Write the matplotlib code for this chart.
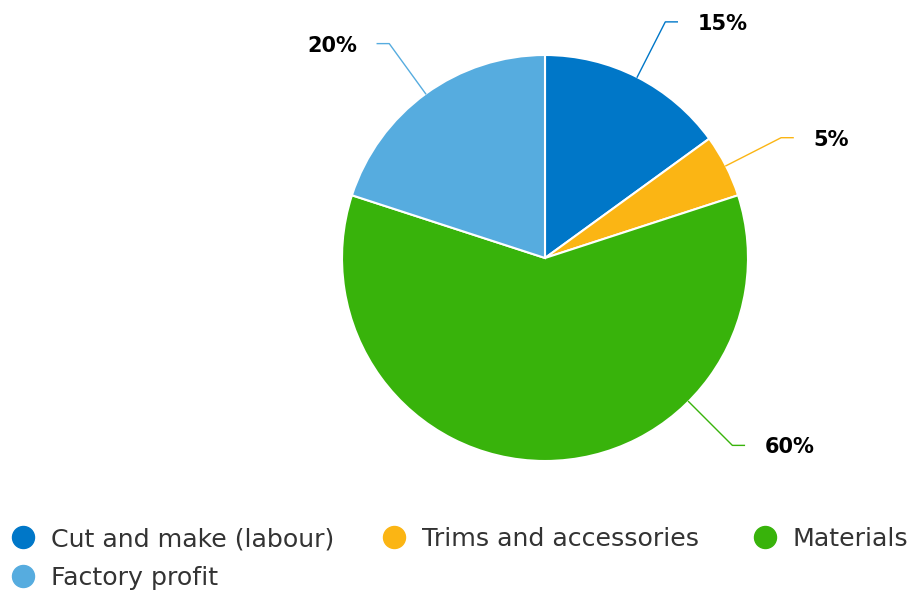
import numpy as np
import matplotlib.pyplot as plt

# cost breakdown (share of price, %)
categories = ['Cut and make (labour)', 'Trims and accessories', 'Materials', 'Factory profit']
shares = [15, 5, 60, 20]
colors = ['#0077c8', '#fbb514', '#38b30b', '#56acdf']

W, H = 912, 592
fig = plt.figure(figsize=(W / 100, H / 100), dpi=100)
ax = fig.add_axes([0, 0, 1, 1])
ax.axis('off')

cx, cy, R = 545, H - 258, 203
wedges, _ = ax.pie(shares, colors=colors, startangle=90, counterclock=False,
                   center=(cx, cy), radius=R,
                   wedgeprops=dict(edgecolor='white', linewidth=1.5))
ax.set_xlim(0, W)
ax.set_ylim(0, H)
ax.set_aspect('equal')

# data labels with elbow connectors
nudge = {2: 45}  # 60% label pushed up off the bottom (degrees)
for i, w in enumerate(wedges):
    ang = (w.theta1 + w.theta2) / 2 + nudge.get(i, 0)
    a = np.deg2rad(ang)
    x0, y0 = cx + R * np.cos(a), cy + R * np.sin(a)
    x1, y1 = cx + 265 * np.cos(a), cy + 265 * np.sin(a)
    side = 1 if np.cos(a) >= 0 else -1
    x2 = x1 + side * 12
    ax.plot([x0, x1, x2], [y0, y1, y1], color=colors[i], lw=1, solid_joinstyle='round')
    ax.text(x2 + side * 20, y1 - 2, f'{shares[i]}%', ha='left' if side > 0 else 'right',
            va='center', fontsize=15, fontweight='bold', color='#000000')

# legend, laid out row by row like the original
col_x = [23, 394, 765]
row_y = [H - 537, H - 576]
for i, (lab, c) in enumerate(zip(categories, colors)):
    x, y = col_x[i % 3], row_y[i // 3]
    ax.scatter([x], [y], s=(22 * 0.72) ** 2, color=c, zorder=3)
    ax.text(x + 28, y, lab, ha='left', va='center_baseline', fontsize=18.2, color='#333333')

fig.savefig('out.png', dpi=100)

^^^^

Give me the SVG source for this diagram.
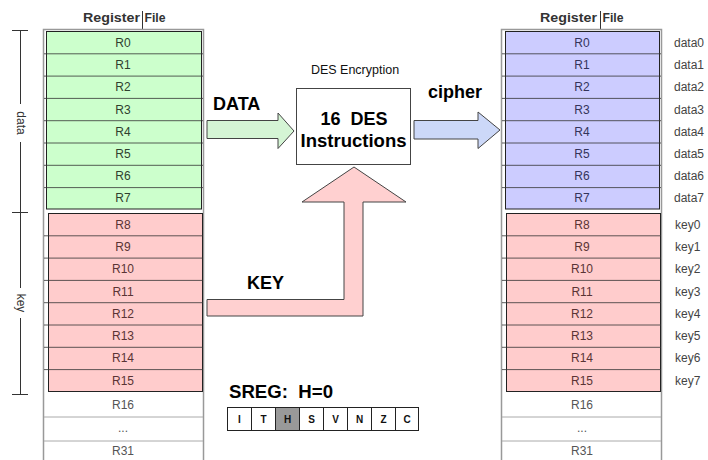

^^^^

__What the exercise asks__:
Transcribe exactly the lines between the one containing "Write the matplotlib code for this chart." and the one containing "fig.savefig('out.png', dpi=100)", counting both ends. Pictures are not copied.

__Solved problem__:
Write the matplotlib code for this chart.
import numpy as np
import matplotlib.pyplot as plt

# cost breakdown (share of price, %)
categories = ['Cut and make (labour)', 'Trims and accessories', 'Materials', 'Factory profit']
shares = [15, 5, 60, 20]
colors = ['#0077c8', '#fbb514', '#38b30b', '#56acdf']

W, H = 912, 592
fig = plt.figure(figsize=(W / 100, H / 100), dpi=100)
ax = fig.add_axes([0, 0, 1, 1])
ax.axis('off')

cx, cy, R = 545, H - 258, 203
wedges, _ = ax.pie(shares, colors=colors, startangle=90, counterclock=False,
                   center=(cx, cy), radius=R,
                   wedgeprops=dict(edgecolor='white', linewidth=1.5))
ax.set_xlim(0, W)
ax.set_ylim(0, H)
ax.set_aspect('equal')

# data labels with elbow connectors
nudge = {2: 45}  # 60% label pushed up off the bottom (degrees)
for i, w in enumerate(wedges):
    ang = (w.theta1 + w.theta2) / 2 + nudge.get(i, 0)
    a = np.deg2rad(ang)
    x0, y0 = cx + R * np.cos(a), cy + R * np.sin(a)
    x1, y1 = cx + 265 * np.cos(a), cy + 265 * np.sin(a)
    side = 1 if np.cos(a) >= 0 else -1
    x2 = x1 + side * 12
    ax.plot([x0, x1, x2], [y0, y1, y1], color=colors[i], lw=1, solid_joinstyle='round')
    ax.text(x2 + side * 20, y1 - 2, f'{shares[i]}%', ha='left' if side > 0 else 'right',
            va='center', fontsize=15, fontweight='bold', color='#000000')

# legend, laid out row by row like the original
col_x = [23, 394, 765]
row_y = [H - 537, H - 576]
for i, (lab, c) in enumerate(zip(categories, colors)):
    x, y = col_x[i % 3], row_y[i // 3]
    ax.scatter([x], [y], s=(22 * 0.72) ** 2, color=c, zorder=3)
    ax.text(x + 28, y, lab, ha='left', va='center_baseline', fontsize=18.2, color='#333333')

fig.savefig('out.png', dpi=100)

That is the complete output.